▶ SUPPLIED RECORDS:
[START]

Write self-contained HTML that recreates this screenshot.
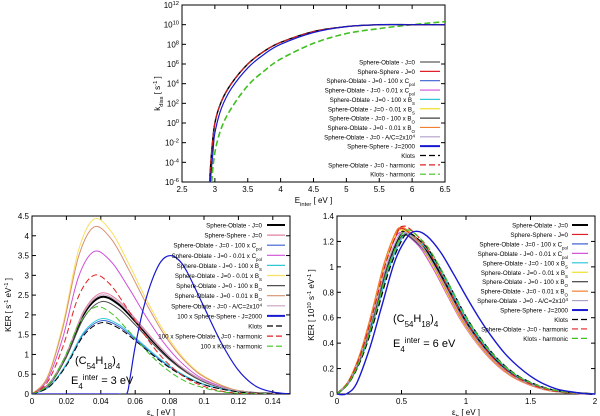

[END]
[START]

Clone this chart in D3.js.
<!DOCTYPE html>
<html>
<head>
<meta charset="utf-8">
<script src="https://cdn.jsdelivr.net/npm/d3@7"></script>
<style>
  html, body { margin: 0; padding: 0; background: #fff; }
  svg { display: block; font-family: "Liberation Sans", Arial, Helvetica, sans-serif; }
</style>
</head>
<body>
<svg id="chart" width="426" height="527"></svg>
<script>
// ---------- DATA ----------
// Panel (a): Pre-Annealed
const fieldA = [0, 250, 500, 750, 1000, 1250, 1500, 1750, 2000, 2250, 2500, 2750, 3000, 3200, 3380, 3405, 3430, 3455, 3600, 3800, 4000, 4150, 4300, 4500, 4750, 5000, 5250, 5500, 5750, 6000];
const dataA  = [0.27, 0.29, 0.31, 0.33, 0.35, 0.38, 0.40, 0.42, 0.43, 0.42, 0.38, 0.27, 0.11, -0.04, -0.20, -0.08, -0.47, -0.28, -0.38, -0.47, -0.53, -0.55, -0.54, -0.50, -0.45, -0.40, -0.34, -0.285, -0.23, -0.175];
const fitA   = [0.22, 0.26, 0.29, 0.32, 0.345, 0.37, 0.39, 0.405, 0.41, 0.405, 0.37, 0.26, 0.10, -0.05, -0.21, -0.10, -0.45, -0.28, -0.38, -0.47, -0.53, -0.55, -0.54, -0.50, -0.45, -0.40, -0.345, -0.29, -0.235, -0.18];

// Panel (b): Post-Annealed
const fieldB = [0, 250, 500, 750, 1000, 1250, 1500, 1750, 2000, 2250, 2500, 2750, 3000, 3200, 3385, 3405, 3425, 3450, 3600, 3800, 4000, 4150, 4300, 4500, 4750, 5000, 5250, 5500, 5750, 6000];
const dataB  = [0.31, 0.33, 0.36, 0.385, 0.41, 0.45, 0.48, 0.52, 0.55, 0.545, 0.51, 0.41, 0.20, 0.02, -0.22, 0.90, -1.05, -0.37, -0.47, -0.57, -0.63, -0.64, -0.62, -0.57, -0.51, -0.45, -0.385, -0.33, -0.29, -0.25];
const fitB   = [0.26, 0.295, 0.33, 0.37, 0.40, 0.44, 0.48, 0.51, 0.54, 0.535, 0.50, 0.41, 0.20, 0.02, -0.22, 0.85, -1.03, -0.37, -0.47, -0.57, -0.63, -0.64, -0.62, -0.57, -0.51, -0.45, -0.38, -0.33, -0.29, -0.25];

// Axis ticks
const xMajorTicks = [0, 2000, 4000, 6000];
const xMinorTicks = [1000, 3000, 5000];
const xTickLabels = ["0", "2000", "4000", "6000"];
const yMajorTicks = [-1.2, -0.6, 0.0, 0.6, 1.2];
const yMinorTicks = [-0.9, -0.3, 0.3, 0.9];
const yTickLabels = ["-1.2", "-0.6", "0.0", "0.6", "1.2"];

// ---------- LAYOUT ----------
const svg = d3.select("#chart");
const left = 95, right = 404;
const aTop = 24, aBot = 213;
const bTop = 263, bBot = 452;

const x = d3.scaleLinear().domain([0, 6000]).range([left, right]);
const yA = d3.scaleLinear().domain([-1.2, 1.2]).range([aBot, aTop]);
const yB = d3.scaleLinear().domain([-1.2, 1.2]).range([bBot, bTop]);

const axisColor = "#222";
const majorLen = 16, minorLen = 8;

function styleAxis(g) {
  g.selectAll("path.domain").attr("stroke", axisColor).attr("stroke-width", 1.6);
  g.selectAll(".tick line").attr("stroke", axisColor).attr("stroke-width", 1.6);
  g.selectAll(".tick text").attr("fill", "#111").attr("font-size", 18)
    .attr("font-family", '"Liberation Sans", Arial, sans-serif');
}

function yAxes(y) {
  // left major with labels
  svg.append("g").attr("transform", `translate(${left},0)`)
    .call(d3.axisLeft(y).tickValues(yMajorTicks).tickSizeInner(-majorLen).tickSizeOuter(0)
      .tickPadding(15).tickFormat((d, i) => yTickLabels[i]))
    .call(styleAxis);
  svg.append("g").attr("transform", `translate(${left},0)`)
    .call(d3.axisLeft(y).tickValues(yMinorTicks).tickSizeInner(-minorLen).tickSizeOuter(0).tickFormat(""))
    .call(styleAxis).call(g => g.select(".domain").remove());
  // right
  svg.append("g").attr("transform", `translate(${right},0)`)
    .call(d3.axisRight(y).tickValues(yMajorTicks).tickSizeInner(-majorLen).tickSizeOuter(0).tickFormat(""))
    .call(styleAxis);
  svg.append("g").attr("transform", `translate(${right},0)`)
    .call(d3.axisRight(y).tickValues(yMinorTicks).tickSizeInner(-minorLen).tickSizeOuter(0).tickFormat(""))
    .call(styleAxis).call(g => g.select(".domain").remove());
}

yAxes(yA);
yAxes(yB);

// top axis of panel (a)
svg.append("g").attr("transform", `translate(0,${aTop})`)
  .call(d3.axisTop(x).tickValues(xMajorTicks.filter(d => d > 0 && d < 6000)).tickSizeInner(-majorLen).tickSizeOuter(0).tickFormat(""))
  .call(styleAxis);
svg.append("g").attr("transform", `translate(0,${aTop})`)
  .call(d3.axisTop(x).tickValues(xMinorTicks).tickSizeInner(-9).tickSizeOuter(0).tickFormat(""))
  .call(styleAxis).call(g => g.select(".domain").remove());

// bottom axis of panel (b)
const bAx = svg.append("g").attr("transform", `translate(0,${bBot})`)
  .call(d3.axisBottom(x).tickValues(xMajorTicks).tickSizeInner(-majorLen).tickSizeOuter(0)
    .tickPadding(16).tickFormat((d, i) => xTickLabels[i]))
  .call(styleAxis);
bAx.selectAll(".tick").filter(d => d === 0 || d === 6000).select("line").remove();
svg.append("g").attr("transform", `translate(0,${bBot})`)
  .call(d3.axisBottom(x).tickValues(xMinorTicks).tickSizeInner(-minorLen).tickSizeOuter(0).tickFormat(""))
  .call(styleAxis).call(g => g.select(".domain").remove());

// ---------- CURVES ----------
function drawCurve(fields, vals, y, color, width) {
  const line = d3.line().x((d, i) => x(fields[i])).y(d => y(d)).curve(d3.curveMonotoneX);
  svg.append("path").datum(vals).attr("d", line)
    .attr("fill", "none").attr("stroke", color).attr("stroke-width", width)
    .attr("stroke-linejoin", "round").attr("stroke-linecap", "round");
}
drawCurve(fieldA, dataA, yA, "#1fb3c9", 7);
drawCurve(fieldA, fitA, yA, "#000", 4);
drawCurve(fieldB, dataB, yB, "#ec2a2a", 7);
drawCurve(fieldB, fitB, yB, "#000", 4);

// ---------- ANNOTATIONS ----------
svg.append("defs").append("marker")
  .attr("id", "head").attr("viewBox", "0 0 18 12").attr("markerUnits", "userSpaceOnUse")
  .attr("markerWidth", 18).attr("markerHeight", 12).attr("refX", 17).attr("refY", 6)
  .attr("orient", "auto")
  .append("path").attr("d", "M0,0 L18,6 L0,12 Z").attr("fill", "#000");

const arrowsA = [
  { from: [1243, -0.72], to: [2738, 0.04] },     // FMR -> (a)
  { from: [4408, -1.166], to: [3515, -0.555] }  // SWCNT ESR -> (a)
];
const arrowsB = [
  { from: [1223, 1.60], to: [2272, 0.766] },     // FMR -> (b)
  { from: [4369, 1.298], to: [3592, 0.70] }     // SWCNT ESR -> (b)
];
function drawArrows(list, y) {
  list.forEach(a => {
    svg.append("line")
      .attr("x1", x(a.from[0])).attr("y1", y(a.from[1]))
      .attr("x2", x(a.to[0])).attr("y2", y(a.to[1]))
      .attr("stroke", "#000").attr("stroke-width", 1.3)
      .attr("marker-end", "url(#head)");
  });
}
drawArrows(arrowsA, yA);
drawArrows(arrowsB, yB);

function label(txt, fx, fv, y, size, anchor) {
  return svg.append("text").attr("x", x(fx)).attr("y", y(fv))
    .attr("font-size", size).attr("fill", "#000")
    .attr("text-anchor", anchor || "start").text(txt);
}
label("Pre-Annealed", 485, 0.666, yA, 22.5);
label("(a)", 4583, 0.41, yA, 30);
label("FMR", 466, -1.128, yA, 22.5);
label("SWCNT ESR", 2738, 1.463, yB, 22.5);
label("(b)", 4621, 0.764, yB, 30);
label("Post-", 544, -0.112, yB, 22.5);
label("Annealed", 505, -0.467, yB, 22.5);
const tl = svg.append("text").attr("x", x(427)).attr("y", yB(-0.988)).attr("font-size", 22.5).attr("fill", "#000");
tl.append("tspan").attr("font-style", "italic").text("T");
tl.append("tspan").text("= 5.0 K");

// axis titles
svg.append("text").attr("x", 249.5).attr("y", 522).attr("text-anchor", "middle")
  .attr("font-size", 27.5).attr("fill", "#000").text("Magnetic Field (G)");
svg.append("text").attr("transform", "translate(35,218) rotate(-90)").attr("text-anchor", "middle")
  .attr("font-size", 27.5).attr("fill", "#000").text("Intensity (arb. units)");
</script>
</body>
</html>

[END]
[START]

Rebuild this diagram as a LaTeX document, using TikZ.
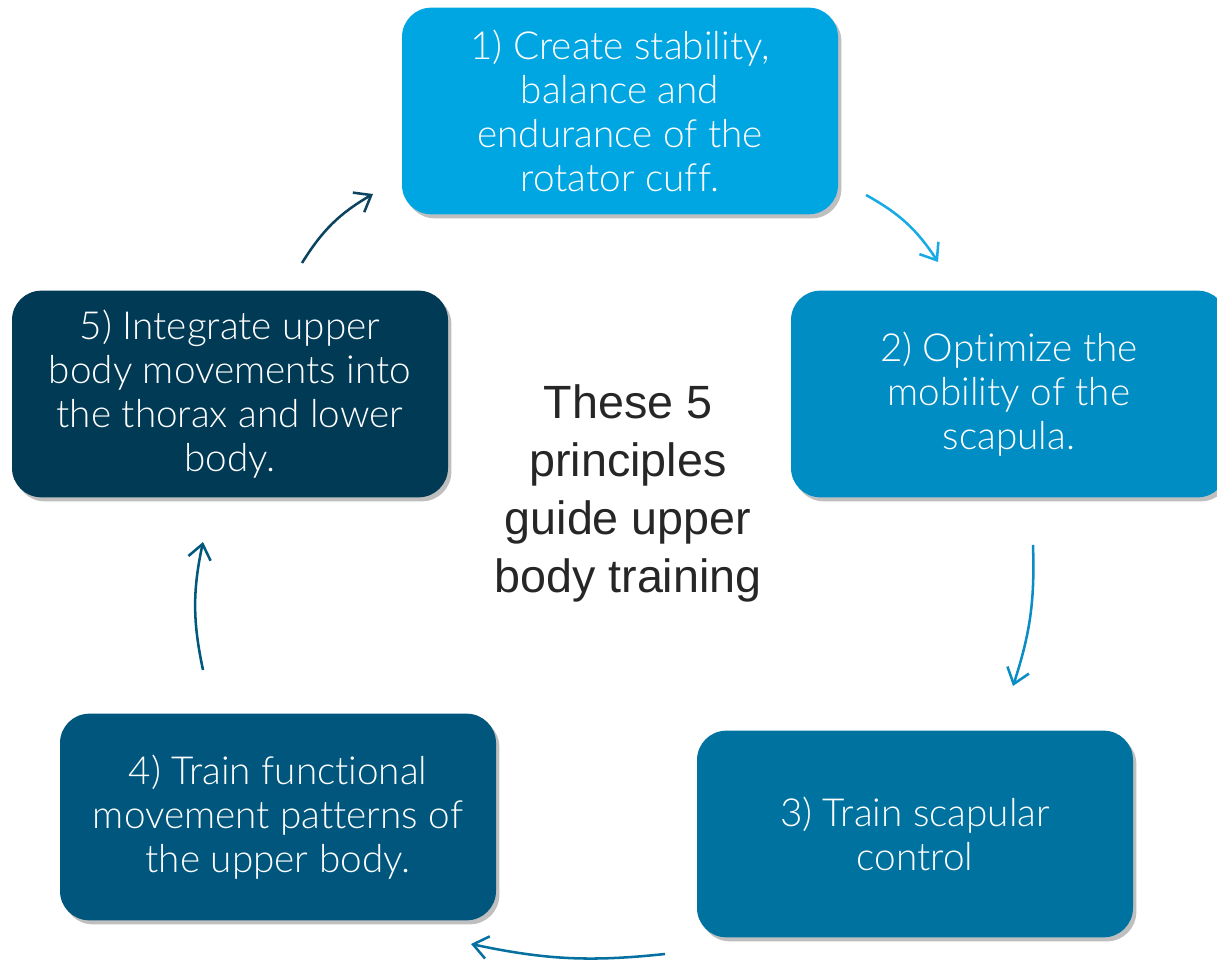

[END]

▶ DESCRIPTION OF THE TASK:
Copy verbatim the line that contains "Clone this chart in D3.js.", the line that contains "d3.scaleLinear().domain([-1.2, 1.2]).range([bBot, bTop]);", and all lines between them.

▶ OUTPUT BELOW:
Clone this chart in D3.js.
<!DOCTYPE html>
<html>
<head>
<meta charset="utf-8">
<script src="https://cdn.jsdelivr.net/npm/d3@7"></script>
<style>
  html, body { margin: 0; padding: 0; background: #fff; }
  svg { display: block; font-family: "Liberation Sans", Arial, Helvetica, sans-serif; }
</style>
</head>
<body>
<svg id="chart" width="426" height="527"></svg>
<script>
// ---------- DATA ----------
// Panel (a): Pre-Annealed
const fieldA = [0, 250, 500, 750, 1000, 1250, 1500, 1750, 2000, 2250, 2500, 2750, 3000, 3200, 3380, 3405, 3430, 3455, 3600, 3800, 4000, 4150, 4300, 4500, 4750, 5000, 5250, 5500, 5750, 6000];
const dataA  = [0.27, 0.29, 0.31, 0.33, 0.35, 0.38, 0.40, 0.42, 0.43, 0.42, 0.38, 0.27, 0.11, -0.04, -0.20, -0.08, -0.47, -0.28, -0.38, -0.47, -0.53, -0.55, -0.54, -0.50, -0.45, -0.40, -0.34, -0.285, -0.23, -0.175];
const fitA   = [0.22, 0.26, 0.29, 0.32, 0.345, 0.37, 0.39, 0.405, 0.41, 0.405, 0.37, 0.26, 0.10, -0.05, -0.21, -0.10, -0.45, -0.28, -0.38, -0.47, -0.53, -0.55, -0.54, -0.50, -0.45, -0.40, -0.345, -0.29, -0.235, -0.18];

// Panel (b): Post-Annealed
const fieldB = [0, 250, 500, 750, 1000, 1250, 1500, 1750, 2000, 2250, 2500, 2750, 3000, 3200, 3385, 3405, 3425, 3450, 3600, 3800, 4000, 4150, 4300, 4500, 4750, 5000, 5250, 5500, 5750, 6000];
const dataB  = [0.31, 0.33, 0.36, 0.385, 0.41, 0.45, 0.48, 0.52, 0.55, 0.545, 0.51, 0.41, 0.20, 0.02, -0.22, 0.90, -1.05, -0.37, -0.47, -0.57, -0.63, -0.64, -0.62, -0.57, -0.51, -0.45, -0.385, -0.33, -0.29, -0.25];
const fitB   = [0.26, 0.295, 0.33, 0.37, 0.40, 0.44, 0.48, 0.51, 0.54, 0.535, 0.50, 0.41, 0.20, 0.02, -0.22, 0.85, -1.03, -0.37, -0.47, -0.57, -0.63, -0.64, -0.62, -0.57, -0.51, -0.45, -0.38, -0.33, -0.29, -0.25];

// Axis ticks
const xMajorTicks = [0, 2000, 4000, 6000];
const xMinorTicks = [1000, 3000, 5000];
const xTickLabels = ["0", "2000", "4000", "6000"];
const yMajorTicks = [-1.2, -0.6, 0.0, 0.6, 1.2];
const yMinorTicks = [-0.9, -0.3, 0.3, 0.9];
const yTickLabels = ["-1.2", "-0.6", "0.0", "0.6", "1.2"];

// ---------- LAYOUT ----------
const svg = d3.select("#chart");
const left = 95, right = 404;
const aTop = 24, aBot = 213;
const bTop = 263, bBot = 452;

const x = d3.scaleLinear().domain([0, 6000]).range([left, right]);
const yA = d3.scaleLinear().domain([-1.2, 1.2]).range([aBot, aTop]);
const yB = d3.scaleLinear().domain([-1.2, 1.2]).range([bBot, bTop]);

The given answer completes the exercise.